County regulations now require any improvements to properties within the historic district to obtain approval from a Design Review Committee appointed by the Boulder County Commissioners. Changes to structures in the second block are also required to go through the Design Review process, which provides input to the county when considering land use applications.
At the same time as the historic district was being formed, according to local historian Anne Dyni, who wrote the historical narrative for the historic district application, "The town was in need of a renaissance. The streets were in bad shape and drainage issues meant regular flooding every spring."
"Being unincorporated, the business owners on the local steering committee, which in 1992 became the Niwot Business Association (NBA), appealed to Boulder County. When asked, the committee told County Commissioner Ron Stewart they wanted street paving, improved drainage and sidewalks with lights and street signs linking downtown to the Cottonwood Plaza commercial center."
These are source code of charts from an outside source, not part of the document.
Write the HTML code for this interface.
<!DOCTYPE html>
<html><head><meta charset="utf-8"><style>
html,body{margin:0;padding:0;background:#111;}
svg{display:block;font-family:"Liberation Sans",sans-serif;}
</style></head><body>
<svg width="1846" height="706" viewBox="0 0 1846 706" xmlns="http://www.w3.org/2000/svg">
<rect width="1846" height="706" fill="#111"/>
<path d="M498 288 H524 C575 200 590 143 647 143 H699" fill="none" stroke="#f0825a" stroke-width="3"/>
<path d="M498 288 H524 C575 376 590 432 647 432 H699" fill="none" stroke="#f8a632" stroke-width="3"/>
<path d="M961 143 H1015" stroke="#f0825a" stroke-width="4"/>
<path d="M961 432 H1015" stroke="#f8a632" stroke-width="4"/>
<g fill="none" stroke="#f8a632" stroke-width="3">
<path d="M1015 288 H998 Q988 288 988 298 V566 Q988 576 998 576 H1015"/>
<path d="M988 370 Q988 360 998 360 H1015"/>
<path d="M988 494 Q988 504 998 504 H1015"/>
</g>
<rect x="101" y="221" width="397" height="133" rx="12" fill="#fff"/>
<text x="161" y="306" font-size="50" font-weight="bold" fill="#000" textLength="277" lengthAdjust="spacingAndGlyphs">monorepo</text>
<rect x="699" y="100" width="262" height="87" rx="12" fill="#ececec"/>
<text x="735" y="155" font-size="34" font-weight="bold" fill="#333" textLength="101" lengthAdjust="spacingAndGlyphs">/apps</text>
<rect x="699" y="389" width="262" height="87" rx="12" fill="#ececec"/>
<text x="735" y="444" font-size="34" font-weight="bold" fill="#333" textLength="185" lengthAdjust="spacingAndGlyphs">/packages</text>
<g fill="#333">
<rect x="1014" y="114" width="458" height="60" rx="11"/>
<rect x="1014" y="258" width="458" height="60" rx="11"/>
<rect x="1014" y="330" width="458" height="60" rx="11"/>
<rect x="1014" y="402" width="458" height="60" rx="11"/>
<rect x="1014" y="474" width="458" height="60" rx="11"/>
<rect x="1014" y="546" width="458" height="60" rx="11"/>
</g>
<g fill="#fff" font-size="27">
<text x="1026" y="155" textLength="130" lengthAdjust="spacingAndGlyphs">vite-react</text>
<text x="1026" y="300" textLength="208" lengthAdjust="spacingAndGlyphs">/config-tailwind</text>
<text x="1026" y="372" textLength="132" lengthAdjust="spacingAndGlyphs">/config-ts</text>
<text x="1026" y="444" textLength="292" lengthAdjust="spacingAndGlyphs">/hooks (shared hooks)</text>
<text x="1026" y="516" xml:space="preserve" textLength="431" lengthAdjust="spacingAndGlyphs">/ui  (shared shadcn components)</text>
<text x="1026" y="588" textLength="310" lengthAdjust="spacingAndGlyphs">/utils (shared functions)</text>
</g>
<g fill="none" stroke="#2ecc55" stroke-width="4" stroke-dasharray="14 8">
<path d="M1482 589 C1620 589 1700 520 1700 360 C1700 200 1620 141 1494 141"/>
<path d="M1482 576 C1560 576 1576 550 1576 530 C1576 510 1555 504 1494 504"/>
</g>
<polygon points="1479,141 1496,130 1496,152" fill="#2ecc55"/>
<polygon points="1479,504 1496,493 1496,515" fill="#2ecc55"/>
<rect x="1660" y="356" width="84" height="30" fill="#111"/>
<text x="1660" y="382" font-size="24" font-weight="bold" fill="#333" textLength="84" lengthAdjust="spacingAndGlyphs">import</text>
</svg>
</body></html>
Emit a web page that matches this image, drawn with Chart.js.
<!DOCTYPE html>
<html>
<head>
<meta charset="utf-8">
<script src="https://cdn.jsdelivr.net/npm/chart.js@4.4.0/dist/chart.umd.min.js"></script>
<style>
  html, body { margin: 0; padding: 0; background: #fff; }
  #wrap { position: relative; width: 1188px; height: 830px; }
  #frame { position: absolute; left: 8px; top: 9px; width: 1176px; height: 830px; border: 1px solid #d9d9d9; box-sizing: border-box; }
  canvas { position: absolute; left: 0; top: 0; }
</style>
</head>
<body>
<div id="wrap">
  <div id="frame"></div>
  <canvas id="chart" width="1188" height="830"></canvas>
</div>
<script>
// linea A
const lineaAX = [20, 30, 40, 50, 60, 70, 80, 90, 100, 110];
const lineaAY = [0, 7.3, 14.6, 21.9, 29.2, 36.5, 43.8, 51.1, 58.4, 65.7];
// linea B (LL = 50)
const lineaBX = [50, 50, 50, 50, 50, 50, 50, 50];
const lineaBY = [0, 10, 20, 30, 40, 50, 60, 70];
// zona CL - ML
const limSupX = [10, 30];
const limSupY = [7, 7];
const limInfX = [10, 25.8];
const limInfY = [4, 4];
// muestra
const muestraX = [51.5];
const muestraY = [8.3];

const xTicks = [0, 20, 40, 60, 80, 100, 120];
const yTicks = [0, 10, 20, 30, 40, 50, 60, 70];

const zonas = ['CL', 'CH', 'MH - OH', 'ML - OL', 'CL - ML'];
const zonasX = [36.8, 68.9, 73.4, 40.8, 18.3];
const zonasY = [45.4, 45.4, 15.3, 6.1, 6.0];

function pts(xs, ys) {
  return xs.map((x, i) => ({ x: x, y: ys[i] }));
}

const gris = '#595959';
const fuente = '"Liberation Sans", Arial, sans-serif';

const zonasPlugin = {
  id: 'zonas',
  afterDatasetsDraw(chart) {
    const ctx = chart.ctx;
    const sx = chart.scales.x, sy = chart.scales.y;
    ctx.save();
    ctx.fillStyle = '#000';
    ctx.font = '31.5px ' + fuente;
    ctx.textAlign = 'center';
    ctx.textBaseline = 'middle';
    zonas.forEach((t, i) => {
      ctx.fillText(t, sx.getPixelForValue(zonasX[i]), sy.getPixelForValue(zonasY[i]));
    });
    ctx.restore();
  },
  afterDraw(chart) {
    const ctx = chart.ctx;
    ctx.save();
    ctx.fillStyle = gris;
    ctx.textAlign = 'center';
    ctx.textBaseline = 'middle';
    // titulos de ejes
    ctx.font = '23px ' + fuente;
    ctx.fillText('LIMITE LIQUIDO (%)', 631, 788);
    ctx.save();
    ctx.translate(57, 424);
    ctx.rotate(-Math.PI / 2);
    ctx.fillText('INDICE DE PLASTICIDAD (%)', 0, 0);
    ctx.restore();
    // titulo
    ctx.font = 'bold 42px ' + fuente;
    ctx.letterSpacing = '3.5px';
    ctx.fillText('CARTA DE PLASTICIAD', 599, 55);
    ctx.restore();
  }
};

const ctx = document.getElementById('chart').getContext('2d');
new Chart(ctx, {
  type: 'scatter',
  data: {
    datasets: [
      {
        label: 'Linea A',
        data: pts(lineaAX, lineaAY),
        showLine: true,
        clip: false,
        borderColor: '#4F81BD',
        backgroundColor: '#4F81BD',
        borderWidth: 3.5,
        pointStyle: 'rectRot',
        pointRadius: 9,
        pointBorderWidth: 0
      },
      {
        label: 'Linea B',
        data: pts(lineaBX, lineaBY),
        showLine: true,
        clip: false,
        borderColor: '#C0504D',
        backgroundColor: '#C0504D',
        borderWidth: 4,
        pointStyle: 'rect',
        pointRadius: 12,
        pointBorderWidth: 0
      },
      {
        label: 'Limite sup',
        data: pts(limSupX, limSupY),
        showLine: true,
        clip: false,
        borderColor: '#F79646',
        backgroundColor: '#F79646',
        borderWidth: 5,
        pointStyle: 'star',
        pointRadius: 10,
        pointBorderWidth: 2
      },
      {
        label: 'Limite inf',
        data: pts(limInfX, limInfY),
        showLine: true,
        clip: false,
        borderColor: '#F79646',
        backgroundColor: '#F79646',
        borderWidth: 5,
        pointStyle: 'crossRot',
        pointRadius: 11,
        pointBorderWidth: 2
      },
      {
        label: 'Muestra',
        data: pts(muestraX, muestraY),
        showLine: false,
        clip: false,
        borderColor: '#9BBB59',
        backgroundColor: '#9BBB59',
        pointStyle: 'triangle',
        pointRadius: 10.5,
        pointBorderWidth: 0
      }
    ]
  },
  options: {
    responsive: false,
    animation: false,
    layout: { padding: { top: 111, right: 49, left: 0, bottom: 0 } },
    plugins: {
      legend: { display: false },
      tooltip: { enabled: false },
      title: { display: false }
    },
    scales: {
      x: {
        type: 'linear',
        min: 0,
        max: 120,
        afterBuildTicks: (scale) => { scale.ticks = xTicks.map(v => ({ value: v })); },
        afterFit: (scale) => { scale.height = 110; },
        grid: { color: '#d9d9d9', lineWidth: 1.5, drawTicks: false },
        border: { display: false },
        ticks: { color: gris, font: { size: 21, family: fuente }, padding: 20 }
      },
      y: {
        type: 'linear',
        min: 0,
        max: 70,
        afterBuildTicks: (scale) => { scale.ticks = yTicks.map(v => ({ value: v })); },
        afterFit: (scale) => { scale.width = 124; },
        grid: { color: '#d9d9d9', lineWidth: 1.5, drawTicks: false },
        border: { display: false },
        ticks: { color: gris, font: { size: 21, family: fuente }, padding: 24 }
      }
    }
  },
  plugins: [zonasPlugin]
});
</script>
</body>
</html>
Dyni, who owns the historic Blacksmith shop (now Few of a Kind Vintage + Mercantile), was joined by other property owners, including Jim Knoch, who became president of the NBA, Chris Finger, Peggy King, Euvaldo Valdez, and Tim and Carrie Wise. The cost of these many infrastructure improvements are what led to the creation of the Niwot Local Improvement District (LID), which was approved by a vote of the property owners and residents of the two commercial areas, Old Town and Cottonwood Square, in late 1992. Included in the vote was authorization for a one-half percent sales tax, which was the maximum permitted for a local improvement district at the time.
The committee worked with Stewart and Boulder County Transportation Director Clark Meisner to design the drainage, street lights, sidewalks and curb and gutter, and Boulder County authorized a bond to pay for the $757,000 cost of the improvements. Boulder County contributed one-third of the cost and the sales tax collected paid the balance.
Sales taxes collected in 1993 totalled $19,915, and 1994 collections were slightly less. But as business improved, and more businesses opened in Niwot, the revenues rose and the bond was fully repaid in 2010, when tax collections applied to the debt were over $115,000.
Niwot business leaders led successful efforts at the Colorado state legislature on three separate occasions to modify the LID statute –- first to increase the permissible tax rate to a full one percent, which took effect in 2008, second to add marketing as a permissible expenditure for LID funds, and third to allow a LID to fund events that are deemed beneficial to the business district and allow the LID to add properties to its boundaries.
Since 2008, the LID has had a nine-member advisory committee of business owners, residents and representatives of the local business and community associations to review and prioritize requests for expenditures of the LID's one-percent of sales tax. The county commissioners serve as the board of directors for the LID, and have final approval over expenditures.
The sales tax collected, over $292,000 in 2022, is used to fund capital improvement projects such as the new parking lot and charging station on the west side of Murray and 3rd Avenue, and the bumpout on Second Avenue, as well as community events, and transportation improvements.